How This Tap-Dancer-Turned-Composer Stays True to His Jazz Roots

January 19, 2021

From Riverdance to HBO’s “Boardwalk Empire,” tap dancer DeWitt Fleming Jr. has proved to be a triple threat on the stage and screen. He’s also an entrepreneur, selling his own line of wireless microphones, DeW It Right Tap Mics. Last year, he added “composer” to his resumé with the release of Sax and Taps INTERSPLOSION!, the first tap dance and jazz album recorded at Jazz at Lincoln Center’s Dizzy’s Club. One of the songs, co-written with jazz saxophonist Erica von Kleist, was a finalist for last year’s Unsigned Only music competition.

“When you’re invited to dance with a jazz band, it’s always assumed that, as a tap dancer, you’re going to be a feature. If you go all the way back to New Orleans’ Congo Square, and even before then, dance was a part of the music. I wanted to stick to those roots and create an album where everything was intertwined.”

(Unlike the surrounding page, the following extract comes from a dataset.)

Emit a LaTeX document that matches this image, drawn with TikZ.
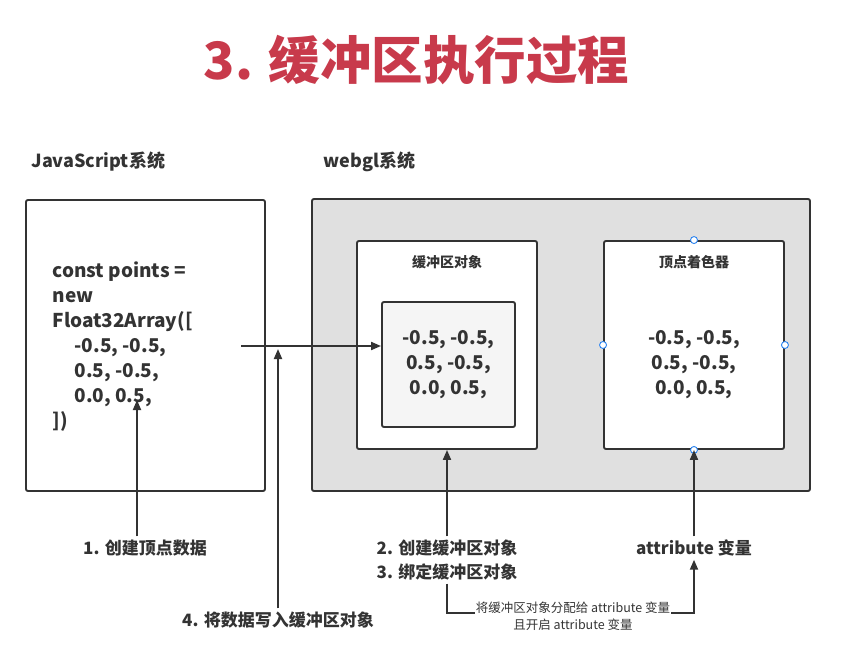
\documentclass[tikz,border=0pt]{standalone}
\usepackage{fontspec}
\setmainfont{Noto Sans CJK SC}
\usepackage{tikz}
\usetikzlibrary{arrows.meta,positioning}

\definecolor{titlered}{RGB}{200,58,75}
\definecolor{ink}{RGB}{51,51,51}
\definecolor{panelgray}{RGB}{224,224,224}
\definecolor{innergray}{RGB}{245,245,245}
\definecolor{handleblue}{RGB}{40,130,240}

\begin{document}
\begin{tikzpicture}[
    x=1pt, y=-1pt,
    box/.style={draw=ink, line width=1.9pt, rounded corners=2pt, inner sep=0pt},
    head/.style={font=\bfseries\fontsize{18}{22}\selectfont, text=ink},
    code/.style={font=\bfseries\fontsize{19}{25}\selectfont, text=ink, align=center},
    steplabel/.style={font=\bfseries\fontsize{17}{24}\selectfont, text=ink, align=center},
    arr/.style={draw=ink, line width=1.9pt, -{Triangle[length=10pt, width=8pt]}},
    handle/.style={circle, draw=handleblue, fill=white, line width=0.9pt, minimum size=7pt, inner sep=0pt}
]
\useasboundingbox (0,0) rectangle (863,654);

\node[font=\bfseries\fontsize{51.5}{56}\selectfont, text=titlered] (title) at (416.5,60) {3. 缓冲区执行过程};

\node[head, anchor=west] (jshead) at (28,162) {JavaScript系统};
\node[head, anchor=west] (glhead) at (320,162) {webgl系统};

% JavaScript side
\node[box, minimum width=239pt, minimum height=291pt] (jsbox) at (145.5,345.5) {};
\node[code, align=left, anchor=west] (jscode) at (49,347) {const points =\\new\\Float32Array([\\
    \hspace*{22pt}-0.5, -0.5,\\\hspace*{22pt}0.5, -0.5,\\\hspace*{22pt}0.0, 0.5,\\])};

% webgl side
\node[box, fill=panelgray, minimum width=498pt, minimum height=292pt] (glbox) at (561,345) {};
\node[box, fill=white, minimum width=180pt, minimum height=208pt] (bufbox) at (447,345) {};
\node[font=\bfseries\fontsize{14}{16}\selectfont, text=ink] (buftitle) at (447,262) {缓冲区对象};
\node[box, fill=innergray, minimum width=133pt, minimum height=125pt] (bufdata) at (448.5,364.5)
    [code] {-0.5, -0.5,\\0.5, -0.5,\\0.0, 0.5,};

\node[box, fill=white, minimum width=180pt, minimum height=208pt] (shader) at (694,345) {};
\node[font=\bfseries\fontsize{14}{16}\selectfont, text=ink] (shtitle) at (694,262) {顶点着色器};
\node[code] (shdata) at (694,365) {-0.5, -0.5,\\0.5, -0.5,\\0.0, 0.5,};
\foreach \a in {north,west,east,south}
    \node[handle] at (shader.\a) {};

% steps
\node[steplabel] (s1) at (145,548) {1. 创建顶点数据};
\node[steplabel] (s4) at (278,620) {4. 将数据写入缓冲区对象};
\node[steplabel] (s23) at (447,560) {2. 创建缓冲区对象\\3. 绑定缓冲区对象};
\node[steplabel] (attr) at (694,548) {attribute 变量};
\node[font=\fontsize{12.5}{17}\selectfont, text=ink, align=center, inner sep=1pt] (note) at (573,616)
    {将缓冲区对象分配给 attribute 变量\\且开启 attribute 变量};

\coordinate (src) at (241,346);
\coordinate (p1) at (137,400);
\coordinate (p4) at (278,349);

\draw[arr] (src) -- (src -| bufdata.west);
\draw[arr] (s1.north -| p1) -- (p1);
\draw[arr] (s4.north) -- (p4);
\draw[arr] (s23.north) -- (bufbox.south);
\draw[arr] (attr.north) -- (shader.south);
\draw[draw=ink, line width=1.9pt] (s23.south) |- ([yshift=3pt]note.west);
\draw[arr] ([yshift=3pt]note.east) -| (attr.south);

\end{tikzpicture}
\end{document}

He recently spoke with Dance Magazine about his collaboration with von Kleist and the creation of their album.

Von Kleist stands on the left, while playing a saxophone. She has dark hair and wears brown sandals with a floral dress. Fleming Jr. looks at her as he tap dances to the right of her. He wears brown dap shoes, blue jeans and a burgundy button shirt. His arms are outstretched to the front and back of him. They stand in front of a red curtain with gold details.
Jazz saxophonist Erica von Kleist and tap dancer DeWitt Fleming Jr. perform together.

Photo by Vicky Good Photography, Courtesy Fleming

How he found jazz

“I started learning to play jazz drums when I was 12 or 13. The first book my mother got me was Jazz for Young People, about Wynton Marsalis. I met him about 15 years ago when I performed at Jazz at Lincoln Center. Coming back and recording something there was a dream come true.”

Working with jazz saxophonist Erica von Kleist

“The connection with Erica was immediate. We have a natural give-and-take, which is supposed to happen in jazz. A lot of times, it’s not easy when you’re working with jazz musicians. You have to massage someone’s ego or speak their language so they’ll let down their guard.

“I would send Erica a voice note of me sitting in the car singing out a bass line. Or I’d be on the subway, looking crazy, trying to scat the piano part, then the drum part, then the bass part. I would send her ideas, then she would shape them and add things.”

How to tell a story without the help of live performance

“We wanted to write something reflective of the times, that could speak to positivity and change. I was always taught as an artist you have a responsibility to use your platform in a positive way. Usually you can accomplish that in live theater. You have time to go through all those emotions, say your message, have your moment. At home, it’s hard. How do we reach an audience from home?

“The first song we wrote is called ‘Piggy Bank for Charity.’ We talked to a Jewish woman who was terrorized for years by a white supremacy group. She practices tzedakah, in which she puts some of her money in piggy banks, and once a piggy bank is full, she gives it to charity. The song has a repetitive melody that resembles dropping money into a piggy bank.”

On pulling the final product together

“We rehearsed literally a day before the show. We had booked the club a year in advance and wanted to do it live to save on studio costs. We gave the musicians the sheet music, got in the studio for a few hours, ran the songs, did a sound check the next day and then just did the show. We just had to make sure we had a good night—and we did.

“We are definitely continuing this work. We are writing new music and hope to have another album later this year.”